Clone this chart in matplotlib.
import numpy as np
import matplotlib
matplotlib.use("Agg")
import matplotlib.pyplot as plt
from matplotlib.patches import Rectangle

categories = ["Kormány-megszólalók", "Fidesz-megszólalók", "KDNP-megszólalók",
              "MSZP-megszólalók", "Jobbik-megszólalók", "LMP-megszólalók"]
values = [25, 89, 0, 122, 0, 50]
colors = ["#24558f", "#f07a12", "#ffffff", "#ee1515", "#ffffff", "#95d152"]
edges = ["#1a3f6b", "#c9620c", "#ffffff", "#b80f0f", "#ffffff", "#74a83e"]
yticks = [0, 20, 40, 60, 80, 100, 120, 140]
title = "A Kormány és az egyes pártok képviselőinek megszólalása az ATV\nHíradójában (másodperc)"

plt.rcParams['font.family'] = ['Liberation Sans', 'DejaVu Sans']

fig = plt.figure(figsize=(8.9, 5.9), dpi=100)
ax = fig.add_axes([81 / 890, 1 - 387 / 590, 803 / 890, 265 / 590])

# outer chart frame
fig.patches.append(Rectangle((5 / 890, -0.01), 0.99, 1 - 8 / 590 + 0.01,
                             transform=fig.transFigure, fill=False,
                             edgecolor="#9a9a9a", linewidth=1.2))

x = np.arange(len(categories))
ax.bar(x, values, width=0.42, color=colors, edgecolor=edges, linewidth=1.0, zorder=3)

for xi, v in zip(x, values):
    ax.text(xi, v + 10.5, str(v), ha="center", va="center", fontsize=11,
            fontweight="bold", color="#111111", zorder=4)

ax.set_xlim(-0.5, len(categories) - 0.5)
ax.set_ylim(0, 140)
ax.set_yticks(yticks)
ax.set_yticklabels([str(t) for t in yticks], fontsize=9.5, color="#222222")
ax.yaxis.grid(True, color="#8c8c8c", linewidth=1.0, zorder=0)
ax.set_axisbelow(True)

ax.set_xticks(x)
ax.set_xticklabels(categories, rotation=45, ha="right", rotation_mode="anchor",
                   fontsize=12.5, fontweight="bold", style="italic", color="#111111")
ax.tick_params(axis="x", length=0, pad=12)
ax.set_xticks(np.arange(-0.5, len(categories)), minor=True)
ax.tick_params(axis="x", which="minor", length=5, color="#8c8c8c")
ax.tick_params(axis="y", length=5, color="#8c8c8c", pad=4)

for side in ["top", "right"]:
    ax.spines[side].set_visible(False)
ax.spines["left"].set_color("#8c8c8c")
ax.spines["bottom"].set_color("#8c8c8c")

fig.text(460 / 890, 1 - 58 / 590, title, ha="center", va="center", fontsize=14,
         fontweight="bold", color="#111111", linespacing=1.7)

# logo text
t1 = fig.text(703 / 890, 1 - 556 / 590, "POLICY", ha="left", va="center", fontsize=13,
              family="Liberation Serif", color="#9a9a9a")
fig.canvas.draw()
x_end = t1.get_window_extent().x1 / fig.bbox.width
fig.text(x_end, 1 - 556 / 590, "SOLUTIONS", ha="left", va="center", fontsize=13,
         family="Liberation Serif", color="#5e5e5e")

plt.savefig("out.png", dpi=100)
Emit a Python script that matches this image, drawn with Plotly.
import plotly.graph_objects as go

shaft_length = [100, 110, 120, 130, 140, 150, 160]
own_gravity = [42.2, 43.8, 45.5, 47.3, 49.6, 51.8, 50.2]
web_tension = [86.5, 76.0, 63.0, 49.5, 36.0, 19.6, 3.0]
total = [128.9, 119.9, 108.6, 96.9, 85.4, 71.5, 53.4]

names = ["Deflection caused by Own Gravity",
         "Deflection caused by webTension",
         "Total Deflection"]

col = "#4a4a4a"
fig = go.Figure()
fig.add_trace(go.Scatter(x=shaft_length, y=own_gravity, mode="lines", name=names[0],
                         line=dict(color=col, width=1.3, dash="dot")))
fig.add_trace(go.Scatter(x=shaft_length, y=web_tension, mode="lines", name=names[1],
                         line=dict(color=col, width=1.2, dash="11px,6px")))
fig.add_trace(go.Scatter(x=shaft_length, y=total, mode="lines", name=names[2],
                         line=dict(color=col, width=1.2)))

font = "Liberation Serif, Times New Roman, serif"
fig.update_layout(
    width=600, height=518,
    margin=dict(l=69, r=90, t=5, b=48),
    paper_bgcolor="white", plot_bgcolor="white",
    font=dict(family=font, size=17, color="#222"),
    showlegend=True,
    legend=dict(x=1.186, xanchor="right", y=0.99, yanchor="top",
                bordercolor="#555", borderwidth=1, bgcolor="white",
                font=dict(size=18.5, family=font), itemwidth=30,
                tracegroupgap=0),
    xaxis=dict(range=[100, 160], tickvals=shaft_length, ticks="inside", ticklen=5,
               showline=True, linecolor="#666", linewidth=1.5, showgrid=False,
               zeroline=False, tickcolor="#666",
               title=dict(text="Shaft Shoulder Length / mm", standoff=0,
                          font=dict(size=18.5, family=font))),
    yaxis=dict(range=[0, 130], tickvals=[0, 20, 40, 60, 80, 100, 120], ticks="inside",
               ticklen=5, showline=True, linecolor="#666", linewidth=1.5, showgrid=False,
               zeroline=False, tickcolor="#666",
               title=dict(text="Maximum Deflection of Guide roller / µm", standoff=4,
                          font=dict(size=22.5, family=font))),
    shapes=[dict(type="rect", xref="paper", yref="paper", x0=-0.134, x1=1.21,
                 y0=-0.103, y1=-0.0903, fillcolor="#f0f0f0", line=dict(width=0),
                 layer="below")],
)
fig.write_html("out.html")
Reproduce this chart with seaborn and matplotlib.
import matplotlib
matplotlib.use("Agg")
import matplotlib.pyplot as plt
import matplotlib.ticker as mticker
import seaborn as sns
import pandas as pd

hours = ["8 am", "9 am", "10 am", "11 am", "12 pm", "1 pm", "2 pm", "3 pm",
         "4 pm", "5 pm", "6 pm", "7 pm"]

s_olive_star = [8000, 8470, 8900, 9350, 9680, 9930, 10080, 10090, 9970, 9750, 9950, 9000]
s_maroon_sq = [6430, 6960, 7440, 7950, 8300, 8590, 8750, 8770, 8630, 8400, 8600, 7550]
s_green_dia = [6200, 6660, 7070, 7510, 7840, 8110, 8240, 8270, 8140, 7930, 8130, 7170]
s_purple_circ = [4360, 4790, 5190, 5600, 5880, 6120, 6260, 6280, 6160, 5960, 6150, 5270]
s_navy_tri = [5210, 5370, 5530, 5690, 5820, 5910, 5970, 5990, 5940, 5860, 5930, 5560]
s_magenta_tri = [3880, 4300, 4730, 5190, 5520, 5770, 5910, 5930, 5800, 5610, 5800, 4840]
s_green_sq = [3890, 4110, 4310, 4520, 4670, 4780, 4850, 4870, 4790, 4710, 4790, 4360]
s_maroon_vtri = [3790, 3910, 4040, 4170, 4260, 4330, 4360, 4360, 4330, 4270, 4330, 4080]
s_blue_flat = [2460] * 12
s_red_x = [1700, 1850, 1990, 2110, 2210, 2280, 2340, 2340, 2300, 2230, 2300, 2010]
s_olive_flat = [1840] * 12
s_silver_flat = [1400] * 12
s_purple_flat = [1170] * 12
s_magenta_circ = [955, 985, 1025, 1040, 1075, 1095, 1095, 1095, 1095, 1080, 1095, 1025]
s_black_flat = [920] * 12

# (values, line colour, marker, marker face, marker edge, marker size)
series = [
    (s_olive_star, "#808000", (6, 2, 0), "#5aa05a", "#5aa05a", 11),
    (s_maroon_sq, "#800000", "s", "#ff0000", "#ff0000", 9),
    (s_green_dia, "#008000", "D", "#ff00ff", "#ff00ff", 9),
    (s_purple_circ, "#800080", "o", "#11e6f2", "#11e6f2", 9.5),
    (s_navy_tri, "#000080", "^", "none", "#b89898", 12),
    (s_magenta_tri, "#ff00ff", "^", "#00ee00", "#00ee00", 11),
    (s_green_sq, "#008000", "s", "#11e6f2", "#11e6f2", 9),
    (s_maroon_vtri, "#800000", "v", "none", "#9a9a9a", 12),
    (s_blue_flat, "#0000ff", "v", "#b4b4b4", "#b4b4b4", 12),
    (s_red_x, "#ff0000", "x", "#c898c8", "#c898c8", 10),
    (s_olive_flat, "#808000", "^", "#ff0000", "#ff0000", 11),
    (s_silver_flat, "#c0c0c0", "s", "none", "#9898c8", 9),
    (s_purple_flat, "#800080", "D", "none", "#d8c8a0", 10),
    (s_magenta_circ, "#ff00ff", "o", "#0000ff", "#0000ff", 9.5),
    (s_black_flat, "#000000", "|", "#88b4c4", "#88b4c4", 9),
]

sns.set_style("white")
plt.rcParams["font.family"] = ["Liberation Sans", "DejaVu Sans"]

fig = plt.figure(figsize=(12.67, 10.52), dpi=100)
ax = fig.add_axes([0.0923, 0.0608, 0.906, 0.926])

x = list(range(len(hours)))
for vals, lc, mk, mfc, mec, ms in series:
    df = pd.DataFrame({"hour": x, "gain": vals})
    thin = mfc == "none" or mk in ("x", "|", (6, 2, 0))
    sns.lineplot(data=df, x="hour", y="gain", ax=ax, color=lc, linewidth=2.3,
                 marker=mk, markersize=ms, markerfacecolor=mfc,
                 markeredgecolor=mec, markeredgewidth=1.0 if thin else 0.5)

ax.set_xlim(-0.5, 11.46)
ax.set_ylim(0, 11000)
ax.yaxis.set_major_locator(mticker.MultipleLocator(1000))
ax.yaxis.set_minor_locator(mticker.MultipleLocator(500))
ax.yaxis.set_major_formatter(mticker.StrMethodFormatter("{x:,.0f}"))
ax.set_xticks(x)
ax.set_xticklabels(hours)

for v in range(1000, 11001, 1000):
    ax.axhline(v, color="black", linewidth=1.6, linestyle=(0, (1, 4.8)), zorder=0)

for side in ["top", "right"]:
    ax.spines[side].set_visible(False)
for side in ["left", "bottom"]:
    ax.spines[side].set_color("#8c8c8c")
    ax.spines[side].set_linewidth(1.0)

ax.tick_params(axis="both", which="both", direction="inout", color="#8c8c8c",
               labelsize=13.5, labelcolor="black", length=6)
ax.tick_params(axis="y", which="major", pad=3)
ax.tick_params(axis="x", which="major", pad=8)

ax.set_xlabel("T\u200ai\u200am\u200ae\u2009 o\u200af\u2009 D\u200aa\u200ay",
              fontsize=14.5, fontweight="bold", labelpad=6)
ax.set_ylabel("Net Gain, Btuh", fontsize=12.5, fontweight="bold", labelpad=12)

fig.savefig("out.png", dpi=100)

- - -

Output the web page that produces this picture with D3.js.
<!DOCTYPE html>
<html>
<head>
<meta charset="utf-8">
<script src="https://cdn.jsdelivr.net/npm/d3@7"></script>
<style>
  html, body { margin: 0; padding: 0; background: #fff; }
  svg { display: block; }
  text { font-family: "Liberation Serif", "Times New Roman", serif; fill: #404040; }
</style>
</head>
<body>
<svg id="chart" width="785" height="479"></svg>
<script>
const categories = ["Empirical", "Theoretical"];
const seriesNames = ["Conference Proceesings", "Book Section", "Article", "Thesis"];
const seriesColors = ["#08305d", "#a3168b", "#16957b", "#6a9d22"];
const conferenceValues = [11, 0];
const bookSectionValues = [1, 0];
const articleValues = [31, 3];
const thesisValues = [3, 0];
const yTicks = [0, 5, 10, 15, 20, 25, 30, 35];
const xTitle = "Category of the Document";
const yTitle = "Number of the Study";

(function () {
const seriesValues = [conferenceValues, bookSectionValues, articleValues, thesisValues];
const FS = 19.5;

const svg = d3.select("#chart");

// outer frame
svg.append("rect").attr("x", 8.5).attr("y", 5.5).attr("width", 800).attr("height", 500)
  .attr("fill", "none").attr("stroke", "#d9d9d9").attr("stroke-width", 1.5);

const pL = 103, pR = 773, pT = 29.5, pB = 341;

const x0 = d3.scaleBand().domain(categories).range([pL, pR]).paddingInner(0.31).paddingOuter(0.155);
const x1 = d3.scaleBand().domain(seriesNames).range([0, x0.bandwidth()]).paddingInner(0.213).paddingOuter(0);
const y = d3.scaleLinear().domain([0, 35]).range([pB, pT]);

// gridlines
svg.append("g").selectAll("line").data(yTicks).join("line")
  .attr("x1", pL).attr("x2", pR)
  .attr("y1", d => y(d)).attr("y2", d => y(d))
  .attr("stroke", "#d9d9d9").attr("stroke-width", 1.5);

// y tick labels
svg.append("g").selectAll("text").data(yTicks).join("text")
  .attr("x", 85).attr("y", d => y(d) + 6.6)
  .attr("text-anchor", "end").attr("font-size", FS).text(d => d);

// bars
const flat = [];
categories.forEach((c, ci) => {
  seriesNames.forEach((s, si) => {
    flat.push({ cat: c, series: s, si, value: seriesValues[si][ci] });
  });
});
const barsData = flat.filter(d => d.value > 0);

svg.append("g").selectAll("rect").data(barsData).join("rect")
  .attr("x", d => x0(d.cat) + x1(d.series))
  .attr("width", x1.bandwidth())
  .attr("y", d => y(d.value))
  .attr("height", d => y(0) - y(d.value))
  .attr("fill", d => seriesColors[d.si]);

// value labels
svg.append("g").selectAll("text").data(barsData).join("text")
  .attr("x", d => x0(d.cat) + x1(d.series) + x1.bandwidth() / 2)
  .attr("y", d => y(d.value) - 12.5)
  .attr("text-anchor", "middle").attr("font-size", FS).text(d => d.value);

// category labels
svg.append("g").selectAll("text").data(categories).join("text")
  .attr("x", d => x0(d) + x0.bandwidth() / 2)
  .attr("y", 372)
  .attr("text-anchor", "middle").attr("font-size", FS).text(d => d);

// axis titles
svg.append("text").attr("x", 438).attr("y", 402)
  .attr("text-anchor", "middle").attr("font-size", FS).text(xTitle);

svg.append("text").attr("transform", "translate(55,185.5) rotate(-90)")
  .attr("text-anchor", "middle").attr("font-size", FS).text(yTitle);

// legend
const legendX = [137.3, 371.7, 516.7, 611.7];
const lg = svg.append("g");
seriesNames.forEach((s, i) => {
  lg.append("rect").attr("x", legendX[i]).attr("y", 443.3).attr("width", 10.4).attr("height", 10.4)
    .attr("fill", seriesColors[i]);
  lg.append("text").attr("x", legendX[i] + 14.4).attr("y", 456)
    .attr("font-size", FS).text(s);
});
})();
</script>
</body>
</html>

- - -

▸ Requirement
Your task is to gather all lines from the entries above that hold the word "script".

▸ Finished answer
Emit a Python script that matches this image, drawn with Plotly.
<script src="https://cdn.jsdelivr.net/npm/d3@7"></script>
<script>
</script>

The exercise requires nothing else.